- What the task asks:
Quote the listing below in full and exactly as written, but omit every picture.

- Dataset content:
>>>
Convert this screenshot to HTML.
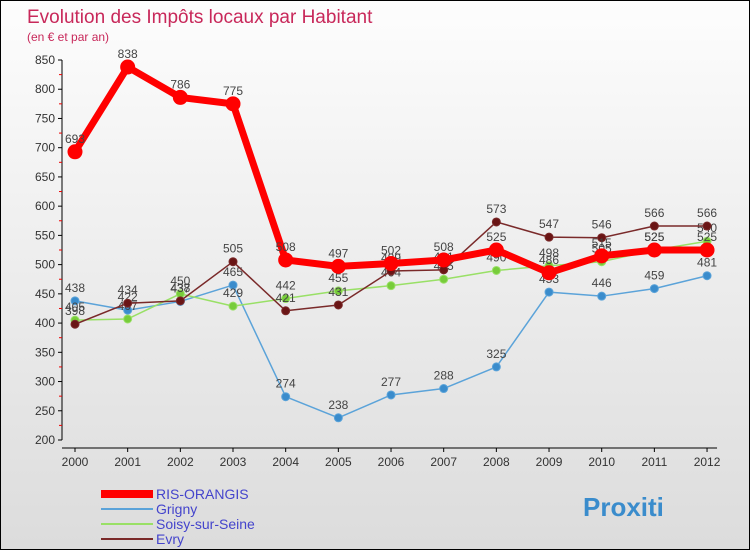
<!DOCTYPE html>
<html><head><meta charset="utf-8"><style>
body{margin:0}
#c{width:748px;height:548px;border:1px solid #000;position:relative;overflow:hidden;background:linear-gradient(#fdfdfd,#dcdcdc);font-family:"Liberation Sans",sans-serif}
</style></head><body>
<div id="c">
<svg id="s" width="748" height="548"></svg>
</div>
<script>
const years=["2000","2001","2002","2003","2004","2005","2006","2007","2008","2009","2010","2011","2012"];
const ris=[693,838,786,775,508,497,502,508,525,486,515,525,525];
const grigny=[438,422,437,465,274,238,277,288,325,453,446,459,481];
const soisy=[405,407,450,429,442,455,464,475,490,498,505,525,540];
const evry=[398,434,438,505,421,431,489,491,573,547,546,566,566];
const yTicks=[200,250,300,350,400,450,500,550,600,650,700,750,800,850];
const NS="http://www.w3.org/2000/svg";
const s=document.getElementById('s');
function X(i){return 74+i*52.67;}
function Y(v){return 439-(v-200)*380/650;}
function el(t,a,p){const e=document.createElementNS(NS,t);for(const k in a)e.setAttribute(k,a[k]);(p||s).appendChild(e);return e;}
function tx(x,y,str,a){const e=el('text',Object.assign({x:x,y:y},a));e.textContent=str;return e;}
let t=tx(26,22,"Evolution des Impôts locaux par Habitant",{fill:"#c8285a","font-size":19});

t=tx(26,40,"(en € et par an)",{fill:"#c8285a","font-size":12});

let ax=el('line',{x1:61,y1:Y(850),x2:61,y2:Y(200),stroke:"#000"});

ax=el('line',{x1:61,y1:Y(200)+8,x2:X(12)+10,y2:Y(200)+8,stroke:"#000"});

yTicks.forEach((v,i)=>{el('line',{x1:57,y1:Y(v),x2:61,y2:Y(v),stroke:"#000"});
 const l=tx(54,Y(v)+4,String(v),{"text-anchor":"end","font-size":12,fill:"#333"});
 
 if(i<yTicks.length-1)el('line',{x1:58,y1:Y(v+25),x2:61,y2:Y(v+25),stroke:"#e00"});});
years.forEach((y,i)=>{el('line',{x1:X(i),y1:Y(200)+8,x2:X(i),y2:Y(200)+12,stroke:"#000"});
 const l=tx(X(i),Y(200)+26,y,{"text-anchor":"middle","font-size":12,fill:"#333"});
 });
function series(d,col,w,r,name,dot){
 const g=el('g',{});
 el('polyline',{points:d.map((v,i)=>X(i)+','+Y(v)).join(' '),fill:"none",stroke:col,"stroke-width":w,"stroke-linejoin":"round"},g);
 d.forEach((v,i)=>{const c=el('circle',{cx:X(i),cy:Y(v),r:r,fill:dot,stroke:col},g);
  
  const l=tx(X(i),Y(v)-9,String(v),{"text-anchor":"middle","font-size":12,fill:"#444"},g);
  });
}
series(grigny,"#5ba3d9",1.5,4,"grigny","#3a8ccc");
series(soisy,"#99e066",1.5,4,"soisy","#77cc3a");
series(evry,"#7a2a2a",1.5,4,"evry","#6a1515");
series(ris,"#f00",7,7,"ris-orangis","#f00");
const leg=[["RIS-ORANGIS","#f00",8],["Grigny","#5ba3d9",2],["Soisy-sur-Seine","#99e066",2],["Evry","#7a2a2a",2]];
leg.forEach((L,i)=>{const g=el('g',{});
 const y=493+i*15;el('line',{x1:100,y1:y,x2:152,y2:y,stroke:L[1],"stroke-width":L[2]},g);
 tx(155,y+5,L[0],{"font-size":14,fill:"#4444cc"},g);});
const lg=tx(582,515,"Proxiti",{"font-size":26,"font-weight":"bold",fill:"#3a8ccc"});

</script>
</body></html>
<<<
- Task result:
Convert this screenshot to HTML.
<!DOCTYPE html>
<html><head><meta charset="utf-8"><style>
body{margin:0}
#c{width:748px;height:548px;border:1px solid #000;position:relative;overflow:hidden;background:linear-gradient(#fdfdfd,#dcdcdc);font-family:"Liberation Sans",sans-serif}
</style></head><body>
<div id="c">
<svg id="s" width="748" height="548"></svg>
</div>
<script>
const years=["2000","2001","2002","2003","2004","2005","2006","2007","2008","2009","2010","2011","2012"];
const ris=[693,838,786,775,508,497,502,508,525,486,515,525,525];
const grigny=[438,422,437,465,274,238,277,288,325,453,446,459,481];
const soisy=[405,407,450,429,442,455,464,475,490,498,505,525,540];
const evry=[398,434,438,505,421,431,489,491,573,547,546,566,566];
const yTicks=[200,250,300,350,400,450,500,550,600,650,700,750,800,850];
const NS="http://www.w3.org/2000/svg";
const s=document.getElementById('s');
function X(i){return 74+i*52.67;}
function Y(v){return 439-(v-200)*380/650;}
function el(t,a,p){const e=document.createElementNS(NS,t);for(const k in a)e.setAttribute(k,a[k]);(p||s).appendChild(e);return e;}
function tx(x,y,str,a){const e=el('text',Object.assign({x:x,y:y},a));e.textContent=str;return e;}
let t=tx(26,22,"Evolution des Impôts locaux par Habitant",{fill:"#c8285a","font-size":19});

t=tx(26,40,"(en € et par an)",{fill:"#c8285a","font-size":12});

let ax=el('line',{x1:61,y1:Y(850),x2:61,y2:Y(200),stroke:"#000"});

ax=el('line',{x1:61,y1:Y(200)+8,x2:X(12)+10,y2:Y(200)+8,stroke:"#000"});

yTicks.forEach((v,i)=>{el('line',{x1:57,y1:Y(v),x2:61,y2:Y(v),stroke:"#000"});
 const l=tx(54,Y(v)+4,String(v),{"text-anchor":"end","font-size":12,fill:"#333"});
 
 if(i<yTicks.length-1)el('line',{x1:58,y1:Y(v+25),x2:61,y2:Y(v+25),stroke:"#e00"});});
years.forEach((y,i)=>{el('line',{x1:X(i),y1:Y(200)+8,x2:X(i),y2:Y(200)+12,stroke:"#000"});
 const l=tx(X(i),Y(200)+26,y,{"text-anchor":"middle","font-size":12,fill:"#333"});
 });
function series(d,col,w,r,name,dot){
 const g=el('g',{});
 el('polyline',{points:d.map((v,i)=>X(i)+','+Y(v)).join(' '),fill:"none",stroke:col,"stroke-width":w,"stroke-linejoin":"round"},g);
 d.forEach((v,i)=>{const c=el('circle',{cx:X(i),cy:Y(v),r:r,fill:dot,stroke:col},g);
  
  const l=tx(X(i),Y(v)-9,String(v),{"text-anchor":"middle","font-size":12,fill:"#444"},g);
  });
}
series(grigny,"#5ba3d9",1.5,4,"grigny","#3a8ccc");
series(soisy,"#99e066",1.5,4,"soisy","#77cc3a");
series(evry,"#7a2a2a",1.5,4,"evry","#6a1515");
series(ris,"#f00",7,7,"ris-orangis","#f00");
const leg=[["RIS-ORANGIS","#f00",8],["Grigny","#5ba3d9",2],["Soisy-sur-Seine","#99e066",2],["Evry","#7a2a2a",2]];
leg.forEach((L,i)=>{const g=el('g',{});
 const y=493+i*15;el('line',{x1:100,y1:y,x2:152,y2:y,stroke:L[1],"stroke-width":L[2]},g);
 tx(155,y+5,L[0],{"font-size":14,fill:"#4444cc"},g);});
const lg=tx(582,515,"Proxiti",{"font-size":26,"font-weight":"bold",fill:"#3a8ccc"});

</script>
</body></html>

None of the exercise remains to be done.